■ Dataset section:
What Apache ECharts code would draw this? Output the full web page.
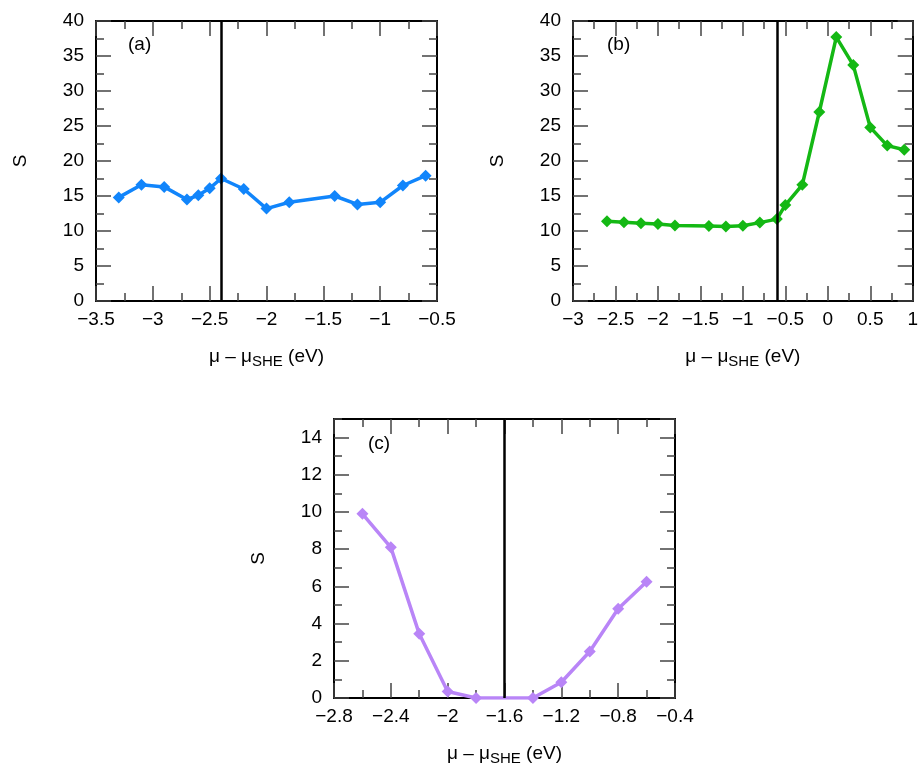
<!DOCTYPE html>
<html>
<head>
<meta charset="utf-8">
<script src="https://cdn.jsdelivr.net/npm/echarts@6/dist/echarts.min.js"></script>
<style>
html,body{margin:0;padding:0;background:#fff;}
#chart{width:921px;height:767px;}
</style>
</head>
<body>
<div id="chart"></div>
<script>
// Panel (a)
var xA = [-3.3, -3.1, -2.9, -2.7, -2.6, -2.5, -2.4, -2.2, -2.0, -1.8, -1.4, -1.2, -1.0, -0.8, -0.6];
var sA = [14.8, 16.6, 16.3, 14.5, 15.1, 16.1, 17.5, 16.0, 13.2, 14.1, 15.0, 13.8, 14.1, 16.5, 17.9];
var vlineA = -2.4;
// Panel (b)
var xB = [-2.6, -2.4, -2.2, -2.0, -1.8, -1.4, -1.2, -1.0, -0.8, -0.6, -0.5, -0.3, -0.1, 0.1, 0.3, 0.5, 0.7, 0.9];
var sB = [11.4, 11.25, 11.1, 11.0, 10.8, 10.7, 10.65, 10.75, 11.2, 11.7, 13.7, 16.6, 27.0, 37.7, 33.7, 24.8, 22.2, 21.6];
var vlineB = -0.6;
// Panel (c)
var xC = [-2.6, -2.4, -2.2, -2.0, -1.8, -1.4, -1.2, -1.0, -0.8, -0.6];
var sC = [9.9, 8.1, 3.45, 0.35, 0.0, 0.0, 0.85, 2.5, 4.8, 6.25];
var vlineC = -1.6;

var panelLabels = ['(a)', '(b)', '(c)'];
var yTitle = 'S';

var colA = '#1185fb', colB = '#14b814', colC = '#b985f7';
var FONT = 'Liberation Sans';
var FS = 19;

function fmt(step) {
  return function (v) {
    var r = v / step;
    if (Math.abs(r - Math.round(r)) > 1e-6) return '';
    var t = Math.round(v * 100) / 100;
    if (t === 0) return '0';
    return (t < 0 ? '\u2212' : '') + String(Math.abs(t));
  };
}

var grids = [
  {left: 96, top: 21, width: 341, height: 280},
  {left: 573, top: 21, width: 340, height: 280},
  {left: 334, top: 419, width: 341, height: 280}
];

// major (labelled) step, minor step
var xr = [
  {min: -3.5, max: -0.5, major: 0.5, minor: 0.25},
  {min: -3, max: 1, major: 0.5, minor: 0.25},
  {min: -2.8, max: -0.4, major: 0.4, minor: 0.2}
];
var yr = [
  {min: 0, max: 40, major: 5, minor: 2.5},
  {min: 0, max: 40, major: 5, minor: 2.5},
  {min: 0, max: 15, major: 2, minor: 1}
];

var xAxes = [], yAxes = [], series = [];
var axisLine = {show: true, onZero: false, lineStyle: {color: '#000', width: 2}};
var noLine = {show: false, onZero: false};
var majTick = {show: true, inside: true, length: 15, lineStyle: {color: '#444', width: 1.5}};
var minTick = {show: true, inside: true, length: 8, lineStyle: {color: '#444', width: 1.5}};
var labStyle = {color: '#000', fontFamily: FONT, fontSize: FS};

function ax(base, extra) { return Object.assign({}, base, extra); }

for (var i = 0; i < 3; i++) {
  var xb = {type: 'value', gridIndex: i, min: xr[i].min, max: xr[i].max, splitLine: {show: false}};
  xAxes.push(ax(xb, {
    position: 'bottom', interval: xr[i].major, axisLine: axisLine, axisTick: majTick,
    axisLabel: Object.assign({margin: 9, formatter: fmt(xr[i].major)}, labStyle),
    name: '{m|\u03bc \u2013 \u03bc}{sub|SHE}{m| (eV)}', nameLocation: 'middle', nameGap: 43,
    nameTextStyle: {rich: {
      m: {fontFamily: FONT, fontSize: FS, color: '#000'},
      sub: {fontFamily: FONT, fontSize: 15, color: '#000', padding: [10, 0, 0, 0]}
    }}
  }));
  xAxes.push(ax(xb, {position: 'top', interval: xr[i].major, axisLine: axisLine, axisTick: majTick, axisLabel: {show: false}}));
  xAxes.push(ax(xb, {position: 'bottom', interval: xr[i].minor, axisLine: noLine, axisTick: minTick, axisLabel: {show: false}}));
  xAxes.push(ax(xb, {position: 'top', interval: xr[i].minor, axisLine: noLine, axisTick: minTick, axisLabel: {show: false}}));

  var yb = {type: 'value', gridIndex: i, min: yr[i].min, max: yr[i].max, splitLine: {show: false}};
  yAxes.push(ax(yb, {
    position: 'left', interval: yr[i].major, axisLine: axisLine, axisTick: majTick,
    axisLabel: Object.assign({margin: 12, formatter: fmt(yr[i].major), showMaxLabel: (yr[i].max % yr[i].major === 0)}, labStyle),
    name: yTitle, nameLocation: 'middle', nameGap: 66, nameRotate: 90,
    nameTextStyle: {fontFamily: FONT, fontSize: FS, color: '#000'}
  }));
  yAxes.push(ax(yb, {position: 'right', interval: yr[i].major, axisLine: axisLine, axisTick: majTick, axisLabel: {show: false}}));
  yAxes.push(ax(yb, {position: 'left', interval: yr[i].minor, axisLine: noLine, axisTick: minTick, axisLabel: {show: false}}));
  yAxes.push(ax(yb, {position: 'right', interval: yr[i].minor, axisLine: noLine, axisTick: minTick, axisLabel: {show: false}}));
}

function mk(xs, ys, col, gi, vx) {
  return {
    type: 'line', xAxisIndex: gi * 4, yAxisIndex: gi * 4,
    data: xs.map(function (x, k) { return [x, ys[k]]; }),
    symbol: 'diamond', symbolSize: 12, showSymbol: true,
    lineStyle: {color: col, width: 3.5}, itemStyle: {color: col},
    z: 3,
    markLine: {
      silent: true, symbol: 'none', animation: false,
      label: {show: false},
      lineStyle: {color: '#000', width: 2.5, type: 'solid'},
      data: [{xAxis: vx}]
    }
  };
}
series.push(mk(xA, sA, colA, 0, vlineA));
series.push(mk(xB, sB, colB, 1, vlineB));
series.push(mk(xC, sC, colC, 2, vlineC));

var titlePos = [{left: 128, top: 35}, {left: 607, top: 35}, {left: 368, top: 434}];
var titles = panelLabels.map(function (t, k) {
  return {text: t, left: titlePos[k].left, top: titlePos[k].top, padding: 0,
    textStyle: {fontFamily: FONT, fontSize: FS, fontWeight: 'normal', color: '#000'}};
});

var chart = echarts.init(document.getElementById('chart'), null, {renderer: 'canvas'});
chart.setOption({
  animation: false,
  backgroundColor: '#fff',
  title: titles,
  grid: grids,
  xAxis: xAxes,
  yAxis: yAxes,
  series: series
});
</script>
</body>
</html>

■ Job: Write out every line above exactly as it is, leaving out the pictures.

■ Finished task:
What Apache ECharts code would draw this? Output the full web page.
<!DOCTYPE html>
<html>
<head>
<meta charset="utf-8">
<script src="https://cdn.jsdelivr.net/npm/echarts@6/dist/echarts.min.js"></script>
<style>
html,body{margin:0;padding:0;background:#fff;}
#chart{width:921px;height:767px;}
</style>
</head>
<body>
<div id="chart"></div>
<script>
// Panel (a)
var xA = [-3.3, -3.1, -2.9, -2.7, -2.6, -2.5, -2.4, -2.2, -2.0, -1.8, -1.4, -1.2, -1.0, -0.8, -0.6];
var sA = [14.8, 16.6, 16.3, 14.5, 15.1, 16.1, 17.5, 16.0, 13.2, 14.1, 15.0, 13.8, 14.1, 16.5, 17.9];
var vlineA = -2.4;
// Panel (b)
var xB = [-2.6, -2.4, -2.2, -2.0, -1.8, -1.4, -1.2, -1.0, -0.8, -0.6, -0.5, -0.3, -0.1, 0.1, 0.3, 0.5, 0.7, 0.9];
var sB = [11.4, 11.25, 11.1, 11.0, 10.8, 10.7, 10.65, 10.75, 11.2, 11.7, 13.7, 16.6, 27.0, 37.7, 33.7, 24.8, 22.2, 21.6];
var vlineB = -0.6;
// Panel (c)
var xC = [-2.6, -2.4, -2.2, -2.0, -1.8, -1.4, -1.2, -1.0, -0.8, -0.6];
var sC = [9.9, 8.1, 3.45, 0.35, 0.0, 0.0, 0.85, 2.5, 4.8, 6.25];
var vlineC = -1.6;

var panelLabels = ['(a)', '(b)', '(c)'];
var yTitle = 'S';

var colA = '#1185fb', colB = '#14b814', colC = '#b985f7';
var FONT = 'Liberation Sans';
var FS = 19;

function fmt(step) {
  return function (v) {
    var r = v / step;
    if (Math.abs(r - Math.round(r)) > 1e-6) return '';
    var t = Math.round(v * 100) / 100;
    if (t === 0) return '0';
    return (t < 0 ? '\u2212' : '') + String(Math.abs(t));
  };
}

var grids = [
  {left: 96, top: 21, width: 341, height: 280},
  {left: 573, top: 21, width: 340, height: 280},
  {left: 334, top: 419, width: 341, height: 280}
];

// major (labelled) step, minor step
var xr = [
  {min: -3.5, max: -0.5, major: 0.5, minor: 0.25},
  {min: -3, max: 1, major: 0.5, minor: 0.25},
  {min: -2.8, max: -0.4, major: 0.4, minor: 0.2}
];
var yr = [
  {min: 0, max: 40, major: 5, minor: 2.5},
  {min: 0, max: 40, major: 5, minor: 2.5},
  {min: 0, max: 15, major: 2, minor: 1}
];

var xAxes = [], yAxes = [], series = [];
var axisLine = {show: true, onZero: false, lineStyle: {color: '#000', width: 2}};
var noLine = {show: false, onZero: false};
var majTick = {show: true, inside: true, length: 15, lineStyle: {color: '#444', width: 1.5}};
var minTick = {show: true, inside: true, length: 8, lineStyle: {color: '#444', width: 1.5}};
var labStyle = {color: '#000', fontFamily: FONT, fontSize: FS};

function ax(base, extra) { return Object.assign({}, base, extra); }

for (var i = 0; i < 3; i++) {
  var xb = {type: 'value', gridIndex: i, min: xr[i].min, max: xr[i].max, splitLine: {show: false}};
  xAxes.push(ax(xb, {
    position: 'bottom', interval: xr[i].major, axisLine: axisLine, axisTick: majTick,
    axisLabel: Object.assign({margin: 9, formatter: fmt(xr[i].major)}, labStyle),
    name: '{m|\u03bc \u2013 \u03bc}{sub|SHE}{m| (eV)}', nameLocation: 'middle', nameGap: 43,
    nameTextStyle: {rich: {
      m: {fontFamily: FONT, fontSize: FS, color: '#000'},
      sub: {fontFamily: FONT, fontSize: 15, color: '#000', padding: [10, 0, 0, 0]}
    }}
  }));
  xAxes.push(ax(xb, {position: 'top', interval: xr[i].major, axisLine: axisLine, axisTick: majTick, axisLabel: {show: false}}));
  xAxes.push(ax(xb, {position: 'bottom', interval: xr[i].minor, axisLine: noLine, axisTick: minTick, axisLabel: {show: false}}));
  xAxes.push(ax(xb, {position: 'top', interval: xr[i].minor, axisLine: noLine, axisTick: minTick, axisLabel: {show: false}}));

  var yb = {type: 'value', gridIndex: i, min: yr[i].min, max: yr[i].max, splitLine: {show: false}};
  yAxes.push(ax(yb, {
    position: 'left', interval: yr[i].major, axisLine: axisLine, axisTick: majTick,
    axisLabel: Object.assign({margin: 12, formatter: fmt(yr[i].major), showMaxLabel: (yr[i].max % yr[i].major === 0)}, labStyle),
    name: yTitle, nameLocation: 'middle', nameGap: 66, nameRotate: 90,
    nameTextStyle: {fontFamily: FONT, fontSize: FS, color: '#000'}
  }));
  yAxes.push(ax(yb, {position: 'right', interval: yr[i].major, axisLine: axisLine, axisTick: majTick, axisLabel: {show: false}}));
  yAxes.push(ax(yb, {position: 'left', interval: yr[i].minor, axisLine: noLine, axisTick: minTick, axisLabel: {show: false}}));
  yAxes.push(ax(yb, {position: 'right', interval: yr[i].minor, axisLine: noLine, axisTick: minTick, axisLabel: {show: false}}));
}

function mk(xs, ys, col, gi, vx) {
  return {
    type: 'line', xAxisIndex: gi * 4, yAxisIndex: gi * 4,
    data: xs.map(function (x, k) { return [x, ys[k]]; }),
    symbol: 'diamond', symbolSize: 12, showSymbol: true,
    lineStyle: {color: col, width: 3.5}, itemStyle: {color: col},
    z: 3,
    markLine: {
      silent: true, symbol: 'none', animation: false,
      label: {show: false},
      lineStyle: {color: '#000', width: 2.5, type: 'solid'},
      data: [{xAxis: vx}]
    }
  };
}
series.push(mk(xA, sA, colA, 0, vlineA));
series.push(mk(xB, sB, colB, 1, vlineB));
series.push(mk(xC, sC, colC, 2, vlineC));

var titlePos = [{left: 128, top: 35}, {left: 607, top: 35}, {left: 368, top: 434}];
var titles = panelLabels.map(function (t, k) {
  return {text: t, left: titlePos[k].left, top: titlePos[k].top, padding: 0,
    textStyle: {fontFamily: FONT, fontSize: FS, fontWeight: 'normal', color: '#000'}};
});

var chart = echarts.init(document.getElementById('chart'), null, {renderer: 'canvas'});
chart.setOption({
  animation: false,
  backgroundColor: '#fff',
  title: titles,
  grid: grids,
  xAxis: xAxes,
  yAxis: yAxes,
  series: series
});
</script>
</body>
</html>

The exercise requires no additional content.